Seaweed needs more study
This letter is in response to the article titled ‘Misconceptions tackled’ (The NEWS, March 6).
While we might applaud Jason Rose’s wishes to establish a cottage industry harvesting seaweed, let’s look at some of the facts.
In comparing his business to the oil industry, Rose suggests that small industries such as his result in only small ecological effects. Not necessarily so. Impacts depend on the kinds of activities undertaken, where they take place and when. The facts are that Rose’s business involves activities that are likely to be very harmful to important forage fish, at a place of high use by these fish and at a time of high sensitivity to disturbance.
For example, Rose claims that he uses a single track vehicle that doesn’t assert (sic) more pressure than a human footprint. This doesn’t match the evidence on the beach where track disturbance extends to a depth beyond that of the incubating eggs of forage fish. This suggests a high probability of harmful effects.
Rose says he wants to develop a low-impact business. Laudable, yes, but we should be mindful that proof of low impact can only come from rigorous scientific study of the resources at stake and measurement of the impacts from the types of activities proposed by Rose and others.
Unfortunately, such studies have not yet been undertaken, so it would be premature to claim that impacts have been low from his activities. Further, it would be prudent for our provincial government to await the completion of such work before issuing further licenses for seaweed harvesting.
A precautionary approach would be to go slowly on any development of this new industry because of the many uncertainties and high risks involved.
Rose says that he has been “studying the area for years, talking to marine biologists and government officials trying to figure out the most environmentally sound way to capitalize on an abundant resource in B.C.”

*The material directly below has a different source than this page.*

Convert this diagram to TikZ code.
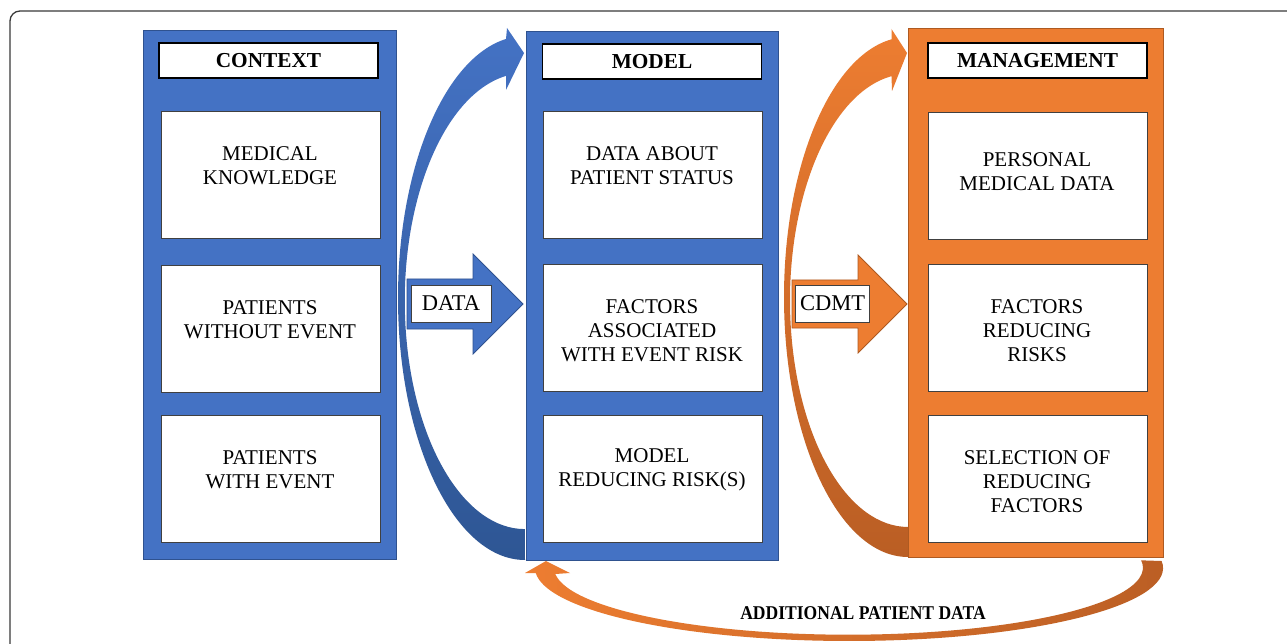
\documentclass[tikz,border=0pt]{standalone}
\usepackage{fontspec}
\setmainfont{Liberation Serif}
\definecolor{cblue}{HTML}{4472C4}
\definecolor{cblueD}{HTML}{2F528F}
\definecolor{cblueT}{HTML}{2E5694}
\definecolor{corg}{HTML}{ED7D31}
\definecolor{corgD}{HTML}{AE5A21}
\definecolor{corgT}{HTML}{BA5E24}
\definecolor{framec}{HTML}{3A3A3A}
\definecolor{boxgray}{HTML}{404040}
\begin{document}
\begin{tikzpicture}[x=1pt,y=-1pt,
  colB/.style={fill=cblue, draw=cblueD, line width=0.8pt, inner sep=0pt, outer sep=0pt},
  colO/.style={fill=corg, draw=corgD, line width=0.8pt, inner sep=0pt, outer sep=0pt},
  titlebox/.style={draw=black, line width=1.3pt, fill=white, minimum width=219pt, minimum height=35pt, inner sep=0pt, font=\fontsize{21.3}{24}\selectfont\bfseries},
  itembox/.style={draw=boxgray, line width=0.9pt, fill=white, minimum width=219pt, minimum height=127pt, inner sep=0pt},
  txt/.style={align=center, inner sep=0pt, font=\fontsize{21}{24}\selectfont},
  lblbox/.style={draw=boxgray, line width=0.9pt, fill=white, minimum height=37pt, inner sep=0pt, font=\fontsize{22.5}{24}\selectfont},
  blockB/.style={fill=cblue, draw=cblueD, line width=0.8pt},
  blockO/.style={fill=corg, draw=corgD, line width=0.8pt}
]
\useasboundingbox (0,0) rectangle (1287,644);
\fill[white] (0,0) rectangle (1287,644);
% frame
\draw[framec, line width=1.3pt, rounded corners=10pt] (10,650) -- (10,11) -- (1295,11);

% columns
\node[colB, minimum width=253pt, minimum height=529pt] (c1) at (269.5,294.5) {};
\node[colB, minimum width=252pt, minimum height=529pt] (c2) at (652,295.5) {};
\node[colO, minimum width=255pt, minimum height=529pt] (c3) at (1035.5,292.5) {};

% titles
\node[titlebox] (h1) at (268.5,60.5) {CONTEXT};
\node[titlebox] (h2) at (652,61.5) {MODEL};
\node[titlebox] (h3) at (1037.5,60.5) {MANAGEMENT};

% item boxes
\node[itembox] (b11) at (270.5,174.5) {};
\node[itembox] (b12) at (270.5,328.5) {};
\node[itembox] (b13) at (270.5,478.5) {};
\node[itembox] (b21) at (652.5,174.5) {};
\node[itembox] (b22) at (652.5,328) {};
\node[itembox] (b23) at (652.5,478.5) {};
\node[itembox] (b31) at (1037.5,175.5) {};
\node[itembox] (b32) at (1037.5,327.5) {};
\node[itembox] (b33) at (1037.5,478.5) {};

\node[txt] (t11) at (270,166) {MEDICAL\\KNOWLEDGE};
\node[txt] (t12) at (270,320) {PATIENTS\\WITHOUT EVENT};
\node[txt] (t13) at (270,470) {PATIENTS\\WITH EVENT};
\node[txt] (t21) at (652,166) {DATA ABOUT\\PATIENT STATUS};
\node[txt] (t22) at (652,331) {FACTORS\\ASSOCIATED\\WITH EVENT RISK};
\node[txt] (t23) at (652,470) {MODEL\\REDUCING RISK(S)};
\node[txt] (t31) at (1037,172) {PERSONAL\\MEDICAL DATA};
\node[txt] (t32) at (1037,331) {FACTORS\\REDUCING\\RISKS};
\node[txt] (t33) at (1037,482) {SELECTION OF\\REDUCING\\FACTORS};

% block arrows
\draw[blockB] (407,279) -- (473,279) -- (473,254) -- (523,304) -- (473,354) -- (473,329) -- (407,329) -- cycle;
\node[lblbox, minimum width=80pt] (ldata) at (451,303.5) {DATA};
\draw[blockO] (792,280) -- (858,280) -- (858,255) -- (907,304) -- (858,353) -- (858,328) -- (792,328) -- cycle;
\node[lblbox, minimum width=74pt] (lcdmt) at (832.5,303.5) {CDMT};

% curved blue arrow
\path[top color=cblue, middle color=cblue, bottom color=cblueT]
  (525,560) arc[start angle=90, end angle=261.4, x radius=127, y radius=262]
  -- (507,28) -- (524,53) -- (506,90) -- (506,75.9)
  arc[start angle=261, end angle=90, x radius=120, y radius=228] -- cycle;

% curved orange arrow
\path[top color=corg, middle color=corg, bottom color=corgT]
  (908,557) arc[start angle=90, end angle=262.35, x radius=124, y radius=260]
  -- (891.5,29) -- (907,53) -- (892,91) -- (891.5,76.2)
  arc[start angle=261.96, end angle=90, x radius=118, y radius=226.5] -- cycle;

% bottom feedback arrow
\path[left color=corg, middle color=corg, right color=corgT]
  (1161.6,561) arc[start angle=-5.5, end angle=176, x radius=314, y radius=73]
  -- (525,573) -- (546,561) -- (570,573) -- (555.3,574)
  arc[start angle=174.6, end angle=-6.3, x radius=294.5, y radius=67] -- cycle;

\node[inner sep=0pt, font=\fontsize{19.5}{22}\selectfont\bfseries] (lad) at (863,613) {\scalebox{0.9}[1]{ADDITIONAL PATIENT DATA}};
\end{tikzpicture}
\end{document}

I don’t know about the abundance claim, as this would have to be assessed to determine what might be an ecologically sustainable harvestable surplus (if any), but I applaud his desire to learn from government officials. That’s what I would expect from any would-be resource harvester.
However, and this is not Rose’s fault, government officials do not have the necessary information on the seaweed ecosystems nor on harvesting impacts to pass on to Rose to help him in his search. More’s the pity. Issuing licenses in ignorance of the resources and the risk of damage is irresponsible. I expect better from my government.